In Zusammenarbeit mit dem Architektinnenbüro clemensundmaas, der zuständigen Denkmalbehörde und dem Erzbistum Paderborn wurde in einem langen Zeitraum von über zehn Jahren die Kapelle zu einem denkmalgerecht umgestalteten Kirchenraum mit multifunktionaler Nutzungsperspektive. Mit der Kurzvorstellung des Umbaus von St. Antonius in Eisborn zog die Architektin ein zweites Beispiel für eine Dorfkirchenneugestaltung heran: Hier galt es, eine Kombination aus neugotischem Längsbau und kreuzendem 1960er-Jahre-Kirchenschiff zu einer neuen liturgischen, kleineren Einheit im Inneren zusammenzuführen. Die Architekten lösten das Problem, indem sie auf der alten liturgischen Achse einen Communio-Raum konzipierten und in den großen Nachkriegskirchenraum einen Gemeindesaal als hölzerne „Box“ integrierten.
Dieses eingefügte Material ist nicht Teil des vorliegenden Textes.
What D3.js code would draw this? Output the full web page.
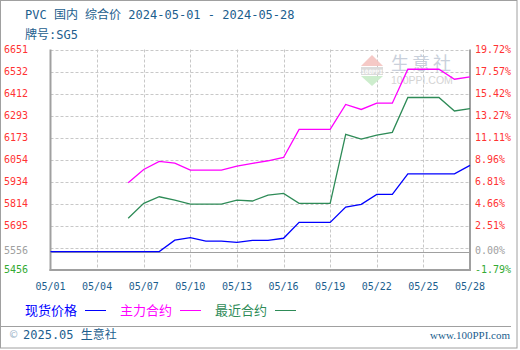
<!DOCTYPE html>
<html>
<head>
<meta charset="utf-8">
<script src="https://cdn.jsdelivr.net/npm/d3@7"></script>
<style>
  body { margin: 0; background: #fff; }
  text { font-family: "DejaVu Sans Mono", "Noto Sans CJK SC", monospace; }
</style>
</head>
<body>
<svg width="520" height="350"></svg>
<script>
// daily prices, PVC SG5, 2024-05-01 .. 2024-05-28
var days = ["2024-05-01","2024-05-02","2024-05-03","2024-05-04","2024-05-05","2024-05-06","2024-05-07",
            "2024-05-08","2024-05-09","2024-05-10","2024-05-11","2024-05-12","2024-05-13","2024-05-14",
            "2024-05-15","2024-05-16","2024-05-17","2024-05-18","2024-05-19","2024-05-20","2024-05-21",
            "2024-05-22","2024-05-23","2024-05-24","2024-05-25","2024-05-26","2024-05-27","2024-05-28"];
var spot = [5556,5556,5556,5556,5556,5556,5556,5556,5618,5631,5613,5613,5606,5617,
            5617,5628,5714,5714,5714,5797,5812,5866,5866,5977,5977,5977,5977,6023];
var mainContract = [null,null,null,null,null,5929,6001,6045,6035,5997,5997,5997,6019,6034,
            6048,6066,6218,6218,6218,6353,6326,6360,6360,6544,6544,6544,6490,6503];
var nearContract = [null,null,null,null,null,5736,5817,5853,5835,5813,5813,5813,5835,5830,
            5862,5871,5817,5817,5817,6191,6165,6187,6202,6391,6391,6391,6318,6331];

var priceTicks = [6651,6532,6412,6293,6173,6054,5934,5814,5695];
var pctTicks = [19.72,17.57,15.42,13.27,11.11,8.96,6.81,4.66,2.51];
var xTickDays = ["2024-05-01","2024-05-04","2024-05-07","2024-05-10","2024-05-13",
                 "2024-05-16","2024-05-19","2024-05-22","2024-05-25","2024-05-28"];
var basePrice = 5556, minPrice = 5456, maxPrice = 6651;
var minPct = -1.79, maxPct = 19.72;

var series = [
  {name: "现货价格", values: spot, color: "#0000ff"},
  {name: "主力合约", values: mainContract, color: "#ff00ff"},
  {name: "最近合约", values: nearContract, color: "#2e8b57"}
];

var svg = d3.select("svg");
var parse = d3.timeParse("%Y-%m-%d");
var plotL = 50.5, plotR = 470, plotT = 49.5, plotB = 270;

var x = d3.scaleTime().domain([parse(days[0]), parse(days[days.length-1])]).range([plotL, plotR]);
var y = d3.scaleLinear().domain([minPrice, maxPrice]).range([plotB, plotT]);
var yPct = d3.scaleLinear().domain([minPct, maxPct]).range([plotB, plotT]);

// outer frame and footer separator
svg.append("rect").attr("x", 0.5).attr("y", 0.5).attr("width", 516.5).attr("height", 347.5)
  .attr("fill", "none").attr("stroke", "#a0a0a0");
svg.append("line").attr("x1", 0).attr("x2", 511).attr("y1", 326.5).attr("y2", 326.5)
  .attr("stroke", "#a0a0a0");

// title
svg.append("text").attr("x", 25).attr("y", 19).attr("fill", "#1c5e8e").style("font-size", "12px")
  .text("PVC 国内 综合价 2024-05-01 - 2024-05-28");
svg.append("text").attr("x", 25).attr("y", 39).attr("fill", "#1c5e8e").style("font-size", "12px")
  .text("牌号:SG5");

// horizontal dashed grid
var gridVals = d3.range(0, 10).map(function(i) { return minPrice + (i + 1) * (maxPrice - minPrice) / 10; });
svg.selectAll(".hgrid").data(gridVals).enter().append("line")
  .attr("x1", plotL).attr("x2", plotR)
  .attr("y1", function(d) { return Math.round(y(d)) + 0.5; })
  .attr("y2", function(d) { return Math.round(y(d)) + 0.5; })
  .attr("stroke", "#c8c8c8").attr("stroke-dasharray", "3,2");

// vertical dashed grid
svg.selectAll(".vgrid").data(xTickDays.slice(1, -1)).enter().append("line")
  .attr("x1", function(d) { return Math.round(x(parse(d))) + 0.5; })
  .attr("x2", function(d) { return Math.round(x(parse(d))) + 0.5; })
  .attr("y1", plotT).attr("y2", plotB)
  .attr("stroke", "#c8c8c8").attr("stroke-dasharray", "3,2");

// watermark
var wm = svg.append("g").attr("opacity", 0.9);
wm.append("path").attr("d", "M372,55 L383,66 L361,66 Z").attr("fill", "#f4c4c0");
wm.append("rect").attr("x", 361).attr("y", 67).attr("width", 22).attr("height", 8).attr("fill", "#d8d8d8");
wm.append("text").attr("x", 372).attr("y", 74).attr("text-anchor", "middle").attr("fill", "#fff")
  .style("font-size", "6px").style("font-weight", "bold").text("100PPI");
wm.append("path").attr("d", "M361,76 L383,76 L372,86 Z").attr("fill", "#c8ecc8");
wm.append("text").attr("x", 391).attr("y", 70).attr("fill", "#c4ccd8")
  .style("font-size", "18px").style("letter-spacing", "3px")
  .style("font-family", "'Noto Sans CJK SC'").text("生意社");
wm.append("text").attr("x", 391).attr("y", 84).attr("fill", "#d0d0d0")
  .style("font-size", "10.5px").style("font-family", "'Liberation Sans'").text("100PPI.COM");

// plot frame
svg.append("line").attr("x1", plotL).attr("x2", plotL).attr("y1", plotT).attr("y2", plotB + 1)
  .attr("stroke", "#a0a0a0").attr("stroke-width", 2);
svg.append("line").attr("x1", plotR).attr("x2", plotR).attr("y1", plotT).attr("y2", plotB + 1)
  .attr("stroke", "#a0a0a0").attr("stroke-width", 2);
svg.append("line").attr("x1", plotL - 1).attr("x2", plotR + 1).attr("y1", plotB).attr("y2", plotB)
  .attr("stroke", "#a0a0a0").attr("stroke-width", 2);
svg.append("line").attr("x1", plotL).attr("x2", plotR)
  .attr("y1", Math.round(y(basePrice)) + 0.5).attr("y2", Math.round(y(basePrice)) + 0.5)
  .attr("stroke", "#a0a0a0").attr("stroke-width", 1);

// series lines
var line = d3.line()
  .defined(function(d) { return d.v != null; })
  .x(function(d) { return x(d.t); })
  .y(function(d) { return y(d.v); });

series.forEach(function(s) {
  var pts = s.values.map(function(v, i) { return {t: parse(days[i]), v: v}; });
  svg.append("path").datum(pts).attr("d", line)
    .attr("fill", "none").attr("stroke", s.color).attr("stroke-width", 1.3);
});

// left axis labels
var axisFont = "10px";
svg.selectAll(".ltick").data(priceTicks).enter().append("text")
  .attr("x", 4).attr("y", function(d) { return y(d) + 3.5; })
  .attr("fill", "#ff3333").style("font-size", axisFont)
  .text(function(d) { return d; });
svg.append("text").attr("x", 4).attr("y", y(basePrice) + 2.5).attr("fill", "#a0a0a0")
  .style("font-size", axisFont).text(basePrice);
svg.append("text").attr("x", 4).attr("y", y(minPrice) + 3).attr("fill", "#33aa33")
  .style("font-size", axisFont).text(minPrice);

// right axis labels
svg.selectAll(".rtick").data(pctTicks).enter().append("text")
  .attr("x", 475).attr("y", function(d) { return yPct(d) + 3.5; })
  .attr("fill", "#ff3333").style("font-size", axisFont)
  .text(function(d) { return d.toFixed(2) + "%"; });
svg.append("text").attr("x", 475).attr("y", yPct(0) + 2.5).attr("fill", "#a0a0a0")
  .style("font-size", axisFont).text("0.00%");
svg.append("text").attr("x", 475).attr("y", yPct(minPct) + 3).attr("fill", "#33aa33")
  .style("font-size", axisFont).text(minPct.toFixed(2) + "%");

// x axis labels
svg.selectAll(".xtick").data(xTickDays).enter().append("text")
  .attr("x", function(d) { return x(parse(d)); }).attr("y", 290)
  .attr("text-anchor", "middle").attr("fill", "#1c5e8e").style("font-size", axisFont)
  .text(function(d) { return d3.timeFormat("%m/%d")(parse(d)); });

// legend
var legendX = [25, 120, 215];
series.forEach(function(s, i) {
  svg.append("text").attr("x", legendX[i]).attr("y", 315).attr("fill", s.color)
    .style("font-size", "13px").style("font-family", "'Noto Sans CJK SC'").text(s.name);
  svg.append("line").attr("x1", legendX[i] + 60).attr("x2", legendX[i] + 81)
    .attr("y1", 310.5).attr("y2", 310.5).attr("stroke", s.color).attr("stroke-width", 1);
});

// footer
svg.append("text").attr("x", 10).attr("y", 339).attr("fill", "#9cb4c8").style("font-size", "12px").text("©");
svg.append("text").attr("x", 23).attr("y", 339).attr("fill", "#1c5e8e").style("font-size", "12px").text("2025.05 生意社");
svg.append("text").attr("x", 510).attr("y", 339).attr("text-anchor", "end").attr("fill", "#1c5e8e")
  .style("font-size", "11px").style("font-family", "'Liberation Serif'").text("www.100PPI.com");
</script>
</body>
</html>
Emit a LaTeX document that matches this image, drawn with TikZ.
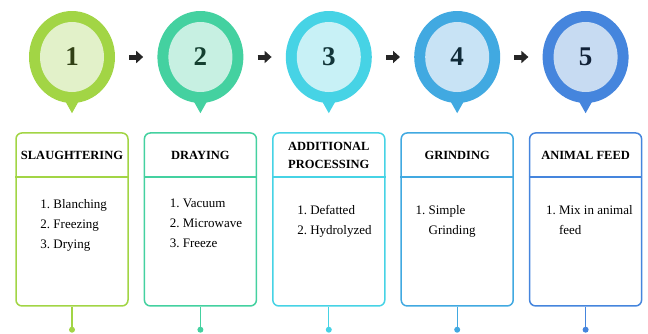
\documentclass[tikz,border=0pt]{standalone}
\usepackage{fontspec}
\setmainfont{Liberation Serif}
\usetikzlibrary{arrows.meta,positioning,shapes.geometric,calc}
\definecolor{lime}{HTML}{A2D545}
\definecolor{limeLite}{HTML}{E2F1C9}
\definecolor{jade}{HTML}{44D1A0}
\definecolor{jadeLite}{HTML}{C7F0E2}
\definecolor{aqua}{HTML}{46D3E5}
\definecolor{aquaLite}{HTML}{C8F1F6}
\definecolor{sky}{HTML}{41A9E1}
\definecolor{skyLite}{HTML}{C8E3F5}
\definecolor{azure}{HTML}{4585DD}
\definecolor{azureLite}{HTML}{C7DBF2}
\tikzset{
  ring/.style={ellipse, minimum width=86pt, minimum height=92pt, inner sep=0pt},
  core/.style={ellipse, minimum width=64pt, minimum height=70pt, inner sep=0pt,
               font=\fontsize{27}{27}\selectfont\bfseries},
  panel/.style={rectangle, rounded corners=6pt, line width=1.5pt, fill=white,
                minimum width=112pt, minimum height=173pt, anchor=north},
  head/.style={font=\fontsize{12.5}{18}\selectfont\bfseries, align=center, inner sep=0pt},
  items/.style={font=\fontsize{13}{20}\selectfont, align=left, anchor=north west, inner sep=0pt},
  stem/.style={line width=1.2pt},
  dot/.style={circle, minimum size=6pt, inner sep=0pt},
  go/.style={-{Triangle[length=7pt,width=12pt]}, line width=5pt, draw=black!85}
}
\begin{document}
\begin{tikzpicture}[x=1pt,y=-1pt]
  \useasboundingbox (0,0) rectangle (648,333);

  % markers
  \node[ring, fill=lime] (o1) at (72,57) {};
  \node[ring, fill=jade, right=42pt of o1] (o2) {};
  \node[ring, fill=aqua, right=42pt of o2] (o3) {};
  \node[ring, fill=sky, right=42pt of o3] (o4) {};
  \node[ring, fill=azure, right=42pt of o4] (o5) {};
  \foreach \o/\c in {o1/lime,o2/jade,o3/aqua,o4/sky,o5/azure}
    \fill[\c] ([xshift=-9pt,yshift=6pt]\o.south) -- ([yshift=-10pt]\o.south)
              -- ([xshift=9pt,yshift=6pt]\o.south) -- cycle;

  \node[core, fill=limeLite, text=lime!30!black] (n1) at (o1) {1};
  \node[core, fill=jadeLite, text=jade!30!black] (n2) at (o2) {2};
  \node[core, fill=aquaLite, text=aqua!25!black] (n3) at (o3) {3};
  \node[core, fill=skyLite, text=sky!25!black] (n4) at (o4) {4};
  \node[core, fill=azureLite, text=azure!25!black] (n5) at (o5) {5};

  \draw[go] ([xshift=14pt]o1.east) -- ([xshift=-14pt]o2.west);
  \draw[go] ([xshift=14pt]o2.east) -- ([xshift=-14pt]o3.west);
  \draw[go] ([xshift=14pt]o3.east) -- ([xshift=-14pt]o4.west);
  \draw[go] ([xshift=14pt]o4.east) -- ([xshift=-14pt]o5.west);

  % panels
  \node[panel, draw=lime, below=29pt of o1] (b1) {};
  \node[panel, draw=jade, below=29pt of o2] (b2) {};
  \node[panel, draw=aqua, below=29pt of o3] (b3) {};
  \node[panel, draw=sky, below=29pt of o4] (b4) {};
  \node[panel, draw=azure, below=29pt of o5] (b5) {};
  \foreach \b/\c in {b1/lime,b2/jade,b3/aqua,b4/sky,b5/azure}
    \draw[\c, line width=1.5pt] ([yshift=-45pt]\b.north west) -- ([yshift=-45pt]\b.north east);

  \node[head] (h1) at ([yshift=-23pt]b1.north) {SLAUGHTERING};
  \node[head] (h2) at ([yshift=-23pt]b2.north) {DRAYING};
  \node[head] (h3) at ([yshift=-23pt]b3.north) {ADDITIONAL\\PROCESSING};
  \node[head] (h4) at ([yshift=-23pt]b4.north) {GRINDING};
  \node[head] (h5) at ([yshift=-23pt]b5.north) {ANIMAL FEED};

  \node[items] (l1) at ([xshift=25pt,yshift=-67pt]b1.north west)
    {1.~Blanching\\2.~Freezing\\3.~Drying};
  \node[items] (l2) at ([xshift=26pt,yshift=-67pt]b2.north west)
    {1.~Vacuum\\2.~Microwave\\3.~Freeze};
  \node[items] (l3) at ([xshift=25pt,yshift=-73pt]b3.north west)
    {1.~Defatted\\2.~Hydrolyzed};
  \node[items] (l4) at ([xshift=15pt,yshift=-73pt]b4.north west)
    {1.~Simple\\\phantom{1.~}Grinding};
  \node[items] (l5) at ([xshift=17pt,yshift=-73pt]b5.north west)
    {1.~Mix in animal\\\phantom{1.~}feed};

  % stems
  \foreach \i/\c in {1/lime,2/jade,3/aqua,4/sky,5/azure}{
    \node[dot, fill=\c] (d\i) at ([yshift=-23pt]b\i.south) {};
    \draw[stem, draw=\c] (b\i) -- (d\i);
  }
\end{tikzpicture}
\end{document}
Gesamtgesellschaftliche Verantwortung
Bei der anschließenden Abschlussdiskussion verwies Diözesanbaumeisterin Carmen Matery-Meding darauf, dass im Unterschied zu anderen Bistümern im Erzbistum Paderborn als einer per se ländlichen Region die Kirchengebäude in ihrem Bestand nicht so stark auf dem Prüfstand stehen, man aber dennoch von Seiten des Bistums auch die künftige Finanzierung bei fehlenden Mitgliederzahlen und mangelnder Nutzung im Auge behalten müsse. Innovative Projekte mit viel Eigeninitiative wie in Bruchhausen wären diesbezüglich Aushängeschilder und Hoffnungszeichen. Prof. Dr. Barbara Welzel von der TU Dortmund forderte am Schluss der Diskussion, dass die Kirchen in Bezug auf ihre ländlichen Sakralbauten als wichtige kulturhistorische Landschaftsmarkierungen und christliche Zeugnisse im Dorfkontext eine große gesamtgesellschaftliche Verantwortung haben und sie dementsprechend diese Bauten erhalten und durch sinnvolle Umnutzungen pflegen müssen.